_To be done_
Present the following entries again, word for word and in full.

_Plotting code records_
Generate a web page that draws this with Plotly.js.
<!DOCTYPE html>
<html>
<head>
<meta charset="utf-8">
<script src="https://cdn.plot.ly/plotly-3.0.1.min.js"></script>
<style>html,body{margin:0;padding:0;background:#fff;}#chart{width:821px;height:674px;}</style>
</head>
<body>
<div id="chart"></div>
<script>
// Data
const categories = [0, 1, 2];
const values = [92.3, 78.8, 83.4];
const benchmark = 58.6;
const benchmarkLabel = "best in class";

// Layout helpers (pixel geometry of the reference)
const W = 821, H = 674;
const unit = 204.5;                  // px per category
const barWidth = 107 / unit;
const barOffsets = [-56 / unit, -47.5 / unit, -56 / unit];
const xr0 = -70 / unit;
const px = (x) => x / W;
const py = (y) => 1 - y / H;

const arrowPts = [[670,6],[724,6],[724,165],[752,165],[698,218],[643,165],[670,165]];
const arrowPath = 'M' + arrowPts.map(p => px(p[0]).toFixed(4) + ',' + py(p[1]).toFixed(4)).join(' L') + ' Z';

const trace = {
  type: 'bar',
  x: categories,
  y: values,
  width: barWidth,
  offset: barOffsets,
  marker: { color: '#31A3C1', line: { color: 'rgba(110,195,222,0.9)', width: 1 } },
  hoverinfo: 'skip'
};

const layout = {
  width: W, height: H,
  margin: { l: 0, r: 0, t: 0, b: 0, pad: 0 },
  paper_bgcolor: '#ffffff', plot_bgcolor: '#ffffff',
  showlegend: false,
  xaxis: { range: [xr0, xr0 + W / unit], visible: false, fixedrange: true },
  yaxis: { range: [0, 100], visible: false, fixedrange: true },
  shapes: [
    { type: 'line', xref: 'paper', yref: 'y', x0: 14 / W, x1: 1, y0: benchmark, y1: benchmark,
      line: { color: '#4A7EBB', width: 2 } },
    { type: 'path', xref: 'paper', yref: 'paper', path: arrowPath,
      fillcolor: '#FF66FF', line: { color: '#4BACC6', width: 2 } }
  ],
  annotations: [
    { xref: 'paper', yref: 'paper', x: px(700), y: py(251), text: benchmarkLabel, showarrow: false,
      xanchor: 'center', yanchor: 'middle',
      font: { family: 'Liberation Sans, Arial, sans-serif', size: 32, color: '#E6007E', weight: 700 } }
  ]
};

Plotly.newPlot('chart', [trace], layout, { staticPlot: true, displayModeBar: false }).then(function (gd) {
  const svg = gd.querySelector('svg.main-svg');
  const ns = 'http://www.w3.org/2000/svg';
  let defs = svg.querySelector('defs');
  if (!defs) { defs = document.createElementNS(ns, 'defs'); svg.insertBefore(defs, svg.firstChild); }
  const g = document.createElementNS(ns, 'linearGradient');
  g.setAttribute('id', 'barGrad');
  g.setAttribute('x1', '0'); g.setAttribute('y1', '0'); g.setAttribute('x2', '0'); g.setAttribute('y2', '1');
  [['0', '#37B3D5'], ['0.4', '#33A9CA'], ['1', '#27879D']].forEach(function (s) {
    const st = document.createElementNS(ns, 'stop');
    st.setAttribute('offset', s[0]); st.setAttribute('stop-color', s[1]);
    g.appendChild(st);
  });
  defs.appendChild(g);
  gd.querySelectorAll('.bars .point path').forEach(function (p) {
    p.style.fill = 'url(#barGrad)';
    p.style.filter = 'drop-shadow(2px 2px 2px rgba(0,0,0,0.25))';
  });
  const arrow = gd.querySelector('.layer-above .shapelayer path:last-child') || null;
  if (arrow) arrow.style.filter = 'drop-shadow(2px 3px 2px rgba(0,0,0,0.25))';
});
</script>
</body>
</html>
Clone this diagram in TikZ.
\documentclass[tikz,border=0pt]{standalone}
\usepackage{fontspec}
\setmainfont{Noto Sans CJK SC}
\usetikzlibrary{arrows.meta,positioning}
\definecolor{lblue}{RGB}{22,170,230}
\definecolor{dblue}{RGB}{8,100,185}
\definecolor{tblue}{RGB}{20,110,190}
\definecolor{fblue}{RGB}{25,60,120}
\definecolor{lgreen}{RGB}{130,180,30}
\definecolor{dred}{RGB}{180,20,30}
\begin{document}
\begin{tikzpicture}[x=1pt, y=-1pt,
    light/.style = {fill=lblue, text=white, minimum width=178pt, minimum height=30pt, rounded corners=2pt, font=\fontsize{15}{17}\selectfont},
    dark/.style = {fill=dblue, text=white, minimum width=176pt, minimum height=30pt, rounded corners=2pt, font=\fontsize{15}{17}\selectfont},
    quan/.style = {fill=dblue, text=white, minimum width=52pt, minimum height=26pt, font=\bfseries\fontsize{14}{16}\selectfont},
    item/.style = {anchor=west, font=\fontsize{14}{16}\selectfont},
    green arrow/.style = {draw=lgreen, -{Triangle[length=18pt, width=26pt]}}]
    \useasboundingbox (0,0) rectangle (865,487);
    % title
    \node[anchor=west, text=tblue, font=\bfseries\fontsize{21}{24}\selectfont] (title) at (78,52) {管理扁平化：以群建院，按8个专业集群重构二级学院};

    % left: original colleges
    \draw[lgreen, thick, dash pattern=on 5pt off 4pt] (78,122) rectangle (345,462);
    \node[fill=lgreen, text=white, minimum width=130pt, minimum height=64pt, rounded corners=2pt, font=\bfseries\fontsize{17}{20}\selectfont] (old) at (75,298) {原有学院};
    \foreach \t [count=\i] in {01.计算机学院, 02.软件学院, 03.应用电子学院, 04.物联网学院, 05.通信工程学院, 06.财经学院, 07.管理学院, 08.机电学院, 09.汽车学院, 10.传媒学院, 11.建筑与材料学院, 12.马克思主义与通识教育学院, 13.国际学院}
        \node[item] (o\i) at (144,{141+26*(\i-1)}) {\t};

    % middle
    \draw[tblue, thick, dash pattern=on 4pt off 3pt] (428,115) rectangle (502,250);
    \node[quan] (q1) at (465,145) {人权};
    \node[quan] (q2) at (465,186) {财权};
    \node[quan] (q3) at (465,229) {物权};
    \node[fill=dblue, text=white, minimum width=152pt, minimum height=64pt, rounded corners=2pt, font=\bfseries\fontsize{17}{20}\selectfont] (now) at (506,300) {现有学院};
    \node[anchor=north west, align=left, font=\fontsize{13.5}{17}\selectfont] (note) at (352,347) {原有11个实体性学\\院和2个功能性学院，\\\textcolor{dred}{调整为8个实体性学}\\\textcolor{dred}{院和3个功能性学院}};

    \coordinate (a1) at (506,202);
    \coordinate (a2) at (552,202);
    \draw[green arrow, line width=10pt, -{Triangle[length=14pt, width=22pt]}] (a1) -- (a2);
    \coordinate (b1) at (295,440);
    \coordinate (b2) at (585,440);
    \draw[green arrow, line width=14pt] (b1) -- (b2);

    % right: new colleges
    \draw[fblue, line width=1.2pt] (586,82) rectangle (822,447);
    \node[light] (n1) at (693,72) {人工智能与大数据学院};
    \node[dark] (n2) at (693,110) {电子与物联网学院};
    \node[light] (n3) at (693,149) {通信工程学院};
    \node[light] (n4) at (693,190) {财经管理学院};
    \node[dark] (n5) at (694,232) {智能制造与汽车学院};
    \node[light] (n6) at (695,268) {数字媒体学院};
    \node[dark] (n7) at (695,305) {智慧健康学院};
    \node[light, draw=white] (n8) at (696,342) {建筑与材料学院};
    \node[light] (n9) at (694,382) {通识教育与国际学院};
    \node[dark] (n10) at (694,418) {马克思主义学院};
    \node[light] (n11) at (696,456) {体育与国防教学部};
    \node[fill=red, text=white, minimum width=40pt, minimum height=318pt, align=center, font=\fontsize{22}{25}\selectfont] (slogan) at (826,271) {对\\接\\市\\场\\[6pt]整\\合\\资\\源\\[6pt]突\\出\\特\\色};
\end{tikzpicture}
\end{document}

_Written solution_
Generate a web page that draws this with Plotly.js.
<!DOCTYPE html>
<html>
<head>
<meta charset="utf-8">
<script src="https://cdn.plot.ly/plotly-3.0.1.min.js"></script>
<style>html,body{margin:0;padding:0;background:#fff;}#chart{width:821px;height:674px;}</style>
</head>
<body>
<div id="chart"></div>
<script>
// Data
const categories = [0, 1, 2];
const values = [92.3, 78.8, 83.4];
const benchmark = 58.6;
const benchmarkLabel = "best in class";

// Layout helpers (pixel geometry of the reference)
const W = 821, H = 674;
const unit = 204.5;                  // px per category
const barWidth = 107 / unit;
const barOffsets = [-56 / unit, -47.5 / unit, -56 / unit];
const xr0 = -70 / unit;
const px = (x) => x / W;
const py = (y) => 1 - y / H;

const arrowPts = [[670,6],[724,6],[724,165],[752,165],[698,218],[643,165],[670,165]];
const arrowPath = 'M' + arrowPts.map(p => px(p[0]).toFixed(4) + ',' + py(p[1]).toFixed(4)).join(' L') + ' Z';

const trace = {
  type: 'bar',
  x: categories,
  y: values,
  width: barWidth,
  offset: barOffsets,
  marker: { color: '#31A3C1', line: { color: 'rgba(110,195,222,0.9)', width: 1 } },
  hoverinfo: 'skip'
};

const layout = {
  width: W, height: H,
  margin: { l: 0, r: 0, t: 0, b: 0, pad: 0 },
  paper_bgcolor: '#ffffff', plot_bgcolor: '#ffffff',
  showlegend: false,
  xaxis: { range: [xr0, xr0 + W / unit], visible: false, fixedrange: true },
  yaxis: { range: [0, 100], visible: false, fixedrange: true },
  shapes: [
    { type: 'line', xref: 'paper', yref: 'y', x0: 14 / W, x1: 1, y0: benchmark, y1: benchmark,
      line: { color: '#4A7EBB', width: 2 } },
    { type: 'path', xref: 'paper', yref: 'paper', path: arrowPath,
      fillcolor: '#FF66FF', line: { color: '#4BACC6', width: 2 } }
  ],
  annotations: [
    { xref: 'paper', yref: 'paper', x: px(700), y: py(251), text: benchmarkLabel, showarrow: false,
      xanchor: 'center', yanchor: 'middle',
      font: { family: 'Liberation Sans, Arial, sans-serif', size: 32, color: '#E6007E', weight: 700 } }
  ]
};

Plotly.newPlot('chart', [trace], layout, { staticPlot: true, displayModeBar: false }).then(function (gd) {
  const svg = gd.querySelector('svg.main-svg');
  const ns = 'http://www.w3.org/2000/svg';
  let defs = svg.querySelector('defs');
  if (!defs) { defs = document.createElementNS(ns, 'defs'); svg.insertBefore(defs, svg.firstChild); }
  const g = document.createElementNS(ns, 'linearGradient');
  g.setAttribute('id', 'barGrad');
  g.setAttribute('x1', '0'); g.setAttribute('y1', '0'); g.setAttribute('x2', '0'); g.setAttribute('y2', '1');
  [['0', '#37B3D5'], ['0.4', '#33A9CA'], ['1', '#27879D']].forEach(function (s) {
    const st = document.createElementNS(ns, 'stop');
    st.setAttribute('offset', s[0]); st.setAttribute('stop-color', s[1]);
    g.appendChild(st);
  });
  defs.appendChild(g);
  gd.querySelectorAll('.bars .point path').forEach(function (p) {
    p.style.fill = 'url(#barGrad)';
    p.style.filter = 'drop-shadow(2px 2px 2px rgba(0,0,0,0.25))';
  });
  const arrow = gd.querySelector('.layer-above .shapelayer path:last-child') || null;
  if (arrow) arrow.style.filter = 'drop-shadow(2px 3px 2px rgba(0,0,0,0.25))';
});
</script>
</body>
</html>
Clone this diagram in TikZ.
\documentclass[tikz,border=0pt]{standalone}
\usepackage{fontspec}
\setmainfont{Noto Sans CJK SC}
\usetikzlibrary{arrows.meta,positioning}
\definecolor{lblue}{RGB}{22,170,230}
\definecolor{dblue}{RGB}{8,100,185}
\definecolor{tblue}{RGB}{20,110,190}
\definecolor{fblue}{RGB}{25,60,120}
\definecolor{lgreen}{RGB}{130,180,30}
\definecolor{dred}{RGB}{180,20,30}
\begin{document}
\begin{tikzpicture}[x=1pt, y=-1pt,
    light/.style = {fill=lblue, text=white, minimum width=178pt, minimum height=30pt, rounded corners=2pt, font=\fontsize{15}{17}\selectfont},
    dark/.style = {fill=dblue, text=white, minimum width=176pt, minimum height=30pt, rounded corners=2pt, font=\fontsize{15}{17}\selectfont},
    quan/.style = {fill=dblue, text=white, minimum width=52pt, minimum height=26pt, font=\bfseries\fontsize{14}{16}\selectfont},
    item/.style = {anchor=west, font=\fontsize{14}{16}\selectfont},
    green arrow/.style = {draw=lgreen, -{Triangle[length=18pt, width=26pt]}}]
    \useasboundingbox (0,0) rectangle (865,487);
    % title
    \node[anchor=west, text=tblue, font=\bfseries\fontsize{21}{24}\selectfont] (title) at (78,52) {管理扁平化：以群建院，按8个专业集群重构二级学院};

    % left: original colleges
    \draw[lgreen, thick, dash pattern=on 5pt off 4pt] (78,122) rectangle (345,462);
    \node[fill=lgreen, text=white, minimum width=130pt, minimum height=64pt, rounded corners=2pt, font=\bfseries\fontsize{17}{20}\selectfont] (old) at (75,298) {原有学院};
    \foreach \t [count=\i] in {01.计算机学院, 02.软件学院, 03.应用电子学院, 04.物联网学院, 05.通信工程学院, 06.财经学院, 07.管理学院, 08.机电学院, 09.汽车学院, 10.传媒学院, 11.建筑与材料学院, 12.马克思主义与通识教育学院, 13.国际学院}
        \node[item] (o\i) at (144,{141+26*(\i-1)}) {\t};

    % middle
    \draw[tblue, thick, dash pattern=on 4pt off 3pt] (428,115) rectangle (502,250);
    \node[quan] (q1) at (465,145) {人权};
    \node[quan] (q2) at (465,186) {财权};
    \node[quan] (q3) at (465,229) {物权};
    \node[fill=dblue, text=white, minimum width=152pt, minimum height=64pt, rounded corners=2pt, font=\bfseries\fontsize{17}{20}\selectfont] (now) at (506,300) {现有学院};
    \node[anchor=north west, align=left, font=\fontsize{13.5}{17}\selectfont] (note) at (352,347) {原有11个实体性学\\院和2个功能性学院，\\\textcolor{dred}{调整为8个实体性学}\\\textcolor{dred}{院和3个功能性学院}};

    \coordinate (a1) at (506,202);
    \coordinate (a2) at (552,202);
    \draw[green arrow, line width=10pt, -{Triangle[length=14pt, width=22pt]}] (a1) -- (a2);
    \coordinate (b1) at (295,440);
    \coordinate (b2) at (585,440);
    \draw[green arrow, line width=14pt] (b1) -- (b2);

    % right: new colleges
    \draw[fblue, line width=1.2pt] (586,82) rectangle (822,447);
    \node[light] (n1) at (693,72) {人工智能与大数据学院};
    \node[dark] (n2) at (693,110) {电子与物联网学院};
    \node[light] (n3) at (693,149) {通信工程学院};
    \node[light] (n4) at (693,190) {财经管理学院};
    \node[dark] (n5) at (694,232) {智能制造与汽车学院};
    \node[light] (n6) at (695,268) {数字媒体学院};
    \node[dark] (n7) at (695,305) {智慧健康学院};
    \node[light, draw=white] (n8) at (696,342) {建筑与材料学院};
    \node[light] (n9) at (694,382) {通识教育与国际学院};
    \node[dark] (n10) at (694,418) {马克思主义学院};
    \node[light] (n11) at (696,456) {体育与国防教学部};
    \node[fill=red, text=white, minimum width=40pt, minimum height=318pt, align=center, font=\fontsize{22}{25}\selectfont] (slogan) at (826,271) {对\\接\\市\\场\\[6pt]整\\合\\资\\源\\[6pt]突\\出\\特\\色};
\end{tikzpicture}
\end{document}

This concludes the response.